Tuesday, 9 January 2018
Exhibit Hall 3 (ACC) (Austin, Texas)
Katherine L. Towey, City Univ. of New York Graduate Center, New York, NY; and J. F. Booth, A. Frei, and M. Sinclair

The Ashokan reservoir in the Catskill Mountains supplies approximately 40% of New York City’s daily drinking water. This presentation will examine the meteorological conditions associated with basin-scale extreme precipitation and streamflow events in the reservoir and identify the tropical cyclones (TCs) and extratropical cyclones (ETCs) associated with each event. Using station observations from 1950 – 2012, extreme events are defined as the top 100 events for 1-day precipitation, multi-day precipitation, and 1-day streamflow. We find that ETCs account for approximately 70 – 80% of the extreme precipitation and streamflow events. TCs account for the majority of the remaining extreme events, and 70% of the TCs associated with extreme precipitation events go through extratropical transition. The seasonality of the hydrometeorological events are shown to be distinct, with extreme precipitation events occurring largely in the warm season and extreme streamflow events occurring mainly in the cool season. The dates associated with each hydrometeorological metric are also compared with one another. Approximately 43% of the extreme events concurrently result in an extreme event among all three hydrometeorological metrics.

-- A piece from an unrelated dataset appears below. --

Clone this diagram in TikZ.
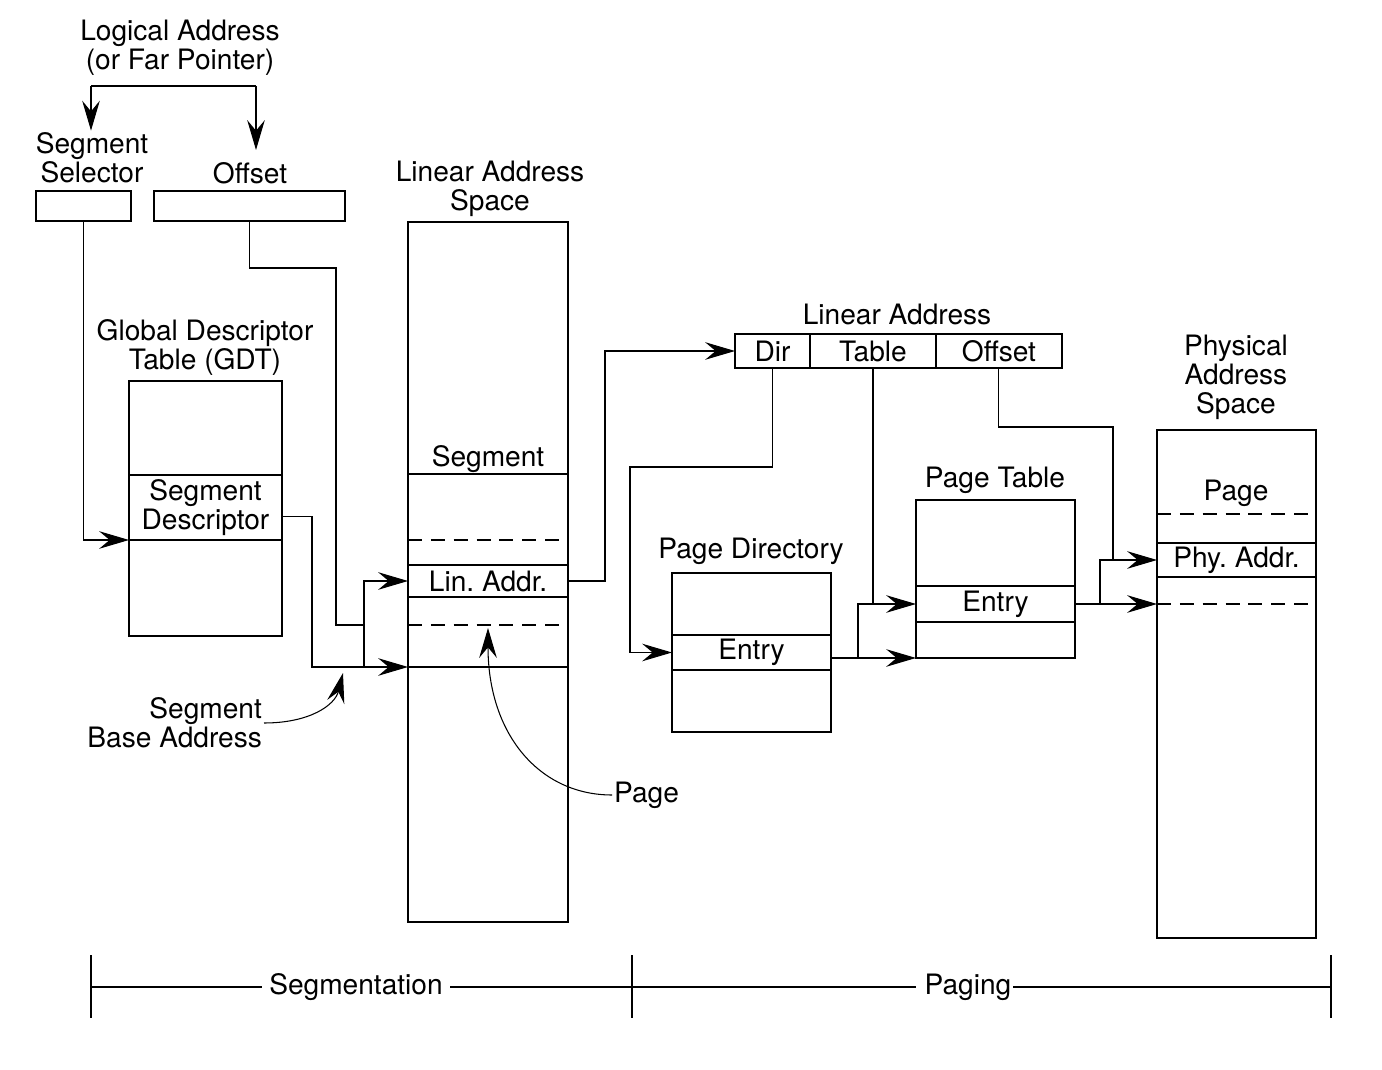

Analysis of the paths of storms associated with extreme events does not reveal a most-likely pathway for the ETCs or TCs. Using all tracks that pass within a fixed distance of the reservoir, we find the probability of an ETC passing within 1000 km of the region causing an extreme event is 1.4%. For TCs passing within 500 km, the probability is 26%. For 1-day extreme precipitation events, cyclone tracks associated with ETCs reveal distinct seasonal pathways and circulation patterns. ETCs that occur in winter and fall have more meridional tracks whereas ETCs that occur in spring and summer exhibit more zonal tracks. Composites of all ETCs reveal statistically significant anomalies of moisture and temperature downstream of a negatively-tilted upper-level trough present over the region on the days of the extreme precipitation events. Similarly, for TCs, composites reveal statistically significant anomalies of moisture and temperature over the Northeast. TCs that occur in summer exhibit a weak upper-level trough whereas TCs that occur in fall have a more zonal upper-level flow pattern as well as higher moisture anomalies than those in summer.